=== Source data ===

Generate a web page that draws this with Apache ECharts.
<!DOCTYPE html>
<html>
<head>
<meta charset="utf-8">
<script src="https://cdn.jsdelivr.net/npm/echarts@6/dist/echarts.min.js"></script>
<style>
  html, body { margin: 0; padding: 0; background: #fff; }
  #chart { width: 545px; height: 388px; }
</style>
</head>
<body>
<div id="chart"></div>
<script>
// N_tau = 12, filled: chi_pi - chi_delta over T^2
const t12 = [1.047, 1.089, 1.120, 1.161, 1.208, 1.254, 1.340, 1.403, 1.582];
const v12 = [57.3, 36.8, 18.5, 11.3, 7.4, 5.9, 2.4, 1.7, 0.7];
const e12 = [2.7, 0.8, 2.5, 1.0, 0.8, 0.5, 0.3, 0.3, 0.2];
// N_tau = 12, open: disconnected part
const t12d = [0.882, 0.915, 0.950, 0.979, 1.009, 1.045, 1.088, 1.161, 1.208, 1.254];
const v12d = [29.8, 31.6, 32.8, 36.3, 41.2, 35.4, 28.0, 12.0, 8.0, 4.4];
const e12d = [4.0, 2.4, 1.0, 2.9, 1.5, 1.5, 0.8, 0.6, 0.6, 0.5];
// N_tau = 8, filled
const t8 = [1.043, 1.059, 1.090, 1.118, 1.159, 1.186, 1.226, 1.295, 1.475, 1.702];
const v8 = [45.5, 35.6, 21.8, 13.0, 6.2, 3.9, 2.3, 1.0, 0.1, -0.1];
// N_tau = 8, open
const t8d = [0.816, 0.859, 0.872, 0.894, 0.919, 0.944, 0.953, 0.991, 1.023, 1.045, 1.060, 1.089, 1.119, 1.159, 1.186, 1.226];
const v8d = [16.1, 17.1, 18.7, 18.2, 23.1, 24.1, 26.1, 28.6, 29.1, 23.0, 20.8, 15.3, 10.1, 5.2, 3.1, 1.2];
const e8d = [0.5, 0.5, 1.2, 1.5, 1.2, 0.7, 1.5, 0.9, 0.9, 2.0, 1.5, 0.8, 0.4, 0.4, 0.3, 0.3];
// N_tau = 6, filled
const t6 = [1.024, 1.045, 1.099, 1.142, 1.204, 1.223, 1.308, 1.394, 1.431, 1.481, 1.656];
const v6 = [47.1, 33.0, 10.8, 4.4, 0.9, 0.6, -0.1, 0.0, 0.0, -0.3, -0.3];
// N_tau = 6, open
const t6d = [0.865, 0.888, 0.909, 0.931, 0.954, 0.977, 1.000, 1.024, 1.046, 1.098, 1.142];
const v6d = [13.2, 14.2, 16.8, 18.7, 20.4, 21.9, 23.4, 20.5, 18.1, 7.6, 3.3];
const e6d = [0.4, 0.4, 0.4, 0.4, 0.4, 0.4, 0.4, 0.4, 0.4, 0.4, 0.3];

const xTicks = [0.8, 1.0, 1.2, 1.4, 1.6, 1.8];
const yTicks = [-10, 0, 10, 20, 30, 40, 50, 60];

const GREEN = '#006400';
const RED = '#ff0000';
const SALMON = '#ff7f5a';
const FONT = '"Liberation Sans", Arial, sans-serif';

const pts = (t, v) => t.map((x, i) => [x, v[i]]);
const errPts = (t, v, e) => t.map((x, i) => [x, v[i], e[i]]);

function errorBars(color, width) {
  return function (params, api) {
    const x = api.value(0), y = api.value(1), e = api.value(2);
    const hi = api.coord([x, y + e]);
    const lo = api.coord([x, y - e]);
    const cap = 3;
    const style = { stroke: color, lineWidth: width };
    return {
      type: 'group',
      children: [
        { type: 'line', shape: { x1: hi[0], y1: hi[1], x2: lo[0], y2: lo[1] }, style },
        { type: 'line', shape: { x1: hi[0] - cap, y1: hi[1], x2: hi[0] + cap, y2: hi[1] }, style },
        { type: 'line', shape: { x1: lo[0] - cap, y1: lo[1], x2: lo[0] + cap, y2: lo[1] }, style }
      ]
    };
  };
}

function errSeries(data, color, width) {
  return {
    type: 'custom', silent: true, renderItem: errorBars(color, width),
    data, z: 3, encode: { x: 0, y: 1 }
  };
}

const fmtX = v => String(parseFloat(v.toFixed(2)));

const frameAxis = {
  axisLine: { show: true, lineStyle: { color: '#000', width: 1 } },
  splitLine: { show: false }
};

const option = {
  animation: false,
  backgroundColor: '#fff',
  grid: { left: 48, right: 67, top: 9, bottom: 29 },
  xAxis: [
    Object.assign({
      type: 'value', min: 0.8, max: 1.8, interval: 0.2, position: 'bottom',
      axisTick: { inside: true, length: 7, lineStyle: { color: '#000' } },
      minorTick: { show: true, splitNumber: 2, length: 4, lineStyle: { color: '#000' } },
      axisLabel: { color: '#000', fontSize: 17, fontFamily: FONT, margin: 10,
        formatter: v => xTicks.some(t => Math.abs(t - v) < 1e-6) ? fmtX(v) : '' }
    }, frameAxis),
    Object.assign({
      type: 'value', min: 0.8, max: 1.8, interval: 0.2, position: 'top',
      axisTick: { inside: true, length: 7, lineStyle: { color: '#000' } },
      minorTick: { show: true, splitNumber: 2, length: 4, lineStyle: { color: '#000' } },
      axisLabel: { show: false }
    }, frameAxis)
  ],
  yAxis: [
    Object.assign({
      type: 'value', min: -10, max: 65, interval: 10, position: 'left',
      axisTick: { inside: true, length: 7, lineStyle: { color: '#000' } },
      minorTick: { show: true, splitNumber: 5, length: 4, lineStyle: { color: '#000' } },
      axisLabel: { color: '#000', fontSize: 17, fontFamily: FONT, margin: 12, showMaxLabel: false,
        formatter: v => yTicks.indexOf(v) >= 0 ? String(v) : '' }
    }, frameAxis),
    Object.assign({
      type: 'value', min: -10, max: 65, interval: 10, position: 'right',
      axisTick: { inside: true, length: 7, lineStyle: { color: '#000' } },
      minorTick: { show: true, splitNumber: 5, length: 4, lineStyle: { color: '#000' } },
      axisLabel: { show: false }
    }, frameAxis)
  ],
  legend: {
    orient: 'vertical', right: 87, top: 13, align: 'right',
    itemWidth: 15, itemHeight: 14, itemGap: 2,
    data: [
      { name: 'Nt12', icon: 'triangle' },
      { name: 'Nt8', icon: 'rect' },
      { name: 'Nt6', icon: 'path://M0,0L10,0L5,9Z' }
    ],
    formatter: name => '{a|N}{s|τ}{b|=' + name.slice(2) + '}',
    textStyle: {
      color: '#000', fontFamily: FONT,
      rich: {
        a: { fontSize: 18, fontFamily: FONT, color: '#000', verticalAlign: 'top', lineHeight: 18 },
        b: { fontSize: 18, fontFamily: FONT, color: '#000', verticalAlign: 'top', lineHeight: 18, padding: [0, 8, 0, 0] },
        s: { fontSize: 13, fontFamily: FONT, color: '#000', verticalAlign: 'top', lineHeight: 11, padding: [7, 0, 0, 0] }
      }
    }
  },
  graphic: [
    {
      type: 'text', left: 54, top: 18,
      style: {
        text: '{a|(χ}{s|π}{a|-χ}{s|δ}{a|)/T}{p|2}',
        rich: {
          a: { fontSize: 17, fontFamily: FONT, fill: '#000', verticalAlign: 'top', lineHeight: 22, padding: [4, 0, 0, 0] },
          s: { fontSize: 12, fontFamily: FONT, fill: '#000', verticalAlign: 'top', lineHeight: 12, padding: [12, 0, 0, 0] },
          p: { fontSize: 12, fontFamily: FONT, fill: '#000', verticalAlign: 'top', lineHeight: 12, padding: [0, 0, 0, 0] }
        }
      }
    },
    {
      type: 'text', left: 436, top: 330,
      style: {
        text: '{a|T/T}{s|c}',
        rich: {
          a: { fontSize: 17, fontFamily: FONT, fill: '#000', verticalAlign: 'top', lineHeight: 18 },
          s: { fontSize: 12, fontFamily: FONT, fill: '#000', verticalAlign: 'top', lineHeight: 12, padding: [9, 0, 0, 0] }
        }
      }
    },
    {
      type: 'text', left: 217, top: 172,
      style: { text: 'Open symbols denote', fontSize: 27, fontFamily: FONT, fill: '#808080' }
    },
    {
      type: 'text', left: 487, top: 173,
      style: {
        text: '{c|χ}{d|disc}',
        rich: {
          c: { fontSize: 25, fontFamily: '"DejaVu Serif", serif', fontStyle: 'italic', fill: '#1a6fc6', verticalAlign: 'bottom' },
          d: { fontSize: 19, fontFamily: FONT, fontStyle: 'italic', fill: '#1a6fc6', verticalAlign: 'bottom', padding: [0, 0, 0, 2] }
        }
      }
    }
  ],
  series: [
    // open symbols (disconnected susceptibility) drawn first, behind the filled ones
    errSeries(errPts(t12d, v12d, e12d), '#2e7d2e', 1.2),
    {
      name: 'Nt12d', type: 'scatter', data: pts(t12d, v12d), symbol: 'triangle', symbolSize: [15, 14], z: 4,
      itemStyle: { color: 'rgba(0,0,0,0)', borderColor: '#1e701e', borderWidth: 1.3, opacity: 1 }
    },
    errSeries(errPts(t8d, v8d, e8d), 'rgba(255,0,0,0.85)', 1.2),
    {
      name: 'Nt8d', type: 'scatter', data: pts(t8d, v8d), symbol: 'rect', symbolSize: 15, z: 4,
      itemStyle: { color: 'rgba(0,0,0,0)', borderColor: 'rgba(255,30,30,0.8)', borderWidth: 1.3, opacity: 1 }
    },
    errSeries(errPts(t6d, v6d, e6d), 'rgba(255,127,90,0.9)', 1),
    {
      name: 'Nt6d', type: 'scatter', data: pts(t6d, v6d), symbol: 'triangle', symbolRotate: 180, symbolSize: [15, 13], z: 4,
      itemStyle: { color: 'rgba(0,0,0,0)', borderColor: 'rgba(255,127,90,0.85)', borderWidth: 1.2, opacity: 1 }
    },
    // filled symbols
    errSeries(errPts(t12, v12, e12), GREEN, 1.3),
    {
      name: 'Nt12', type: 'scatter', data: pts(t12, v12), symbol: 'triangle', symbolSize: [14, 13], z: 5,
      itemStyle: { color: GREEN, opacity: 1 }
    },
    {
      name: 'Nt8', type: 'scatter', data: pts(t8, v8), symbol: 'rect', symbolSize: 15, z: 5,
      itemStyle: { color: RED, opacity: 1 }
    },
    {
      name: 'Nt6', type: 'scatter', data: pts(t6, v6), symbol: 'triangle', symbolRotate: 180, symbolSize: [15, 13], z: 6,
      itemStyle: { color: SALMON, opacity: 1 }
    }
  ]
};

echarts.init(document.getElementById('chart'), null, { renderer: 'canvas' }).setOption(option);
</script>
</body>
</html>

===

* Your instructions *
Repeat the material word for word from its opening line up to and including the line containing "0.4, 0.4, 0.3];".

* Output for this task *
Generate a web page that draws this with Apache ECharts.
<!DOCTYPE html>
<html>
<head>
<meta charset="utf-8">
<script src="https://cdn.jsdelivr.net/npm/echarts@6/dist/echarts.min.js"></script>
<style>
  html, body { margin: 0; padding: 0; background: #fff; }
  #chart { width: 545px; height: 388px; }
</style>
</head>
<body>
<div id="chart"></div>
<script>
// N_tau = 12, filled: chi_pi - chi_delta over T^2
const t12 = [1.047, 1.089, 1.120, 1.161, 1.208, 1.254, 1.340, 1.403, 1.582];
const v12 = [57.3, 36.8, 18.5, 11.3, 7.4, 5.9, 2.4, 1.7, 0.7];
const e12 = [2.7, 0.8, 2.5, 1.0, 0.8, 0.5, 0.3, 0.3, 0.2];
// N_tau = 12, open: disconnected part
const t12d = [0.882, 0.915, 0.950, 0.979, 1.009, 1.045, 1.088, 1.161, 1.208, 1.254];
const v12d = [29.8, 31.6, 32.8, 36.3, 41.2, 35.4, 28.0, 12.0, 8.0, 4.4];
const e12d = [4.0, 2.4, 1.0, 2.9, 1.5, 1.5, 0.8, 0.6, 0.6, 0.5];
// N_tau = 8, filled
const t8 = [1.043, 1.059, 1.090, 1.118, 1.159, 1.186, 1.226, 1.295, 1.475, 1.702];
const v8 = [45.5, 35.6, 21.8, 13.0, 6.2, 3.9, 2.3, 1.0, 0.1, -0.1];
// N_tau = 8, open
const t8d = [0.816, 0.859, 0.872, 0.894, 0.919, 0.944, 0.953, 0.991, 1.023, 1.045, 1.060, 1.089, 1.119, 1.159, 1.186, 1.226];
const v8d = [16.1, 17.1, 18.7, 18.2, 23.1, 24.1, 26.1, 28.6, 29.1, 23.0, 20.8, 15.3, 10.1, 5.2, 3.1, 1.2];
const e8d = [0.5, 0.5, 1.2, 1.5, 1.2, 0.7, 1.5, 0.9, 0.9, 2.0, 1.5, 0.8, 0.4, 0.4, 0.3, 0.3];
// N_tau = 6, filled
const t6 = [1.024, 1.045, 1.099, 1.142, 1.204, 1.223, 1.308, 1.394, 1.431, 1.481, 1.656];
const v6 = [47.1, 33.0, 10.8, 4.4, 0.9, 0.6, -0.1, 0.0, 0.0, -0.3, -0.3];
// N_tau = 6, open
const t6d = [0.865, 0.888, 0.909, 0.931, 0.954, 0.977, 1.000, 1.024, 1.046, 1.098, 1.142];
const v6d = [13.2, 14.2, 16.8, 18.7, 20.4, 21.9, 23.4, 20.5, 18.1, 7.6, 3.3];
const e6d = [0.4, 0.4, 0.4, 0.4, 0.4, 0.4, 0.4, 0.4, 0.4, 0.4, 0.3];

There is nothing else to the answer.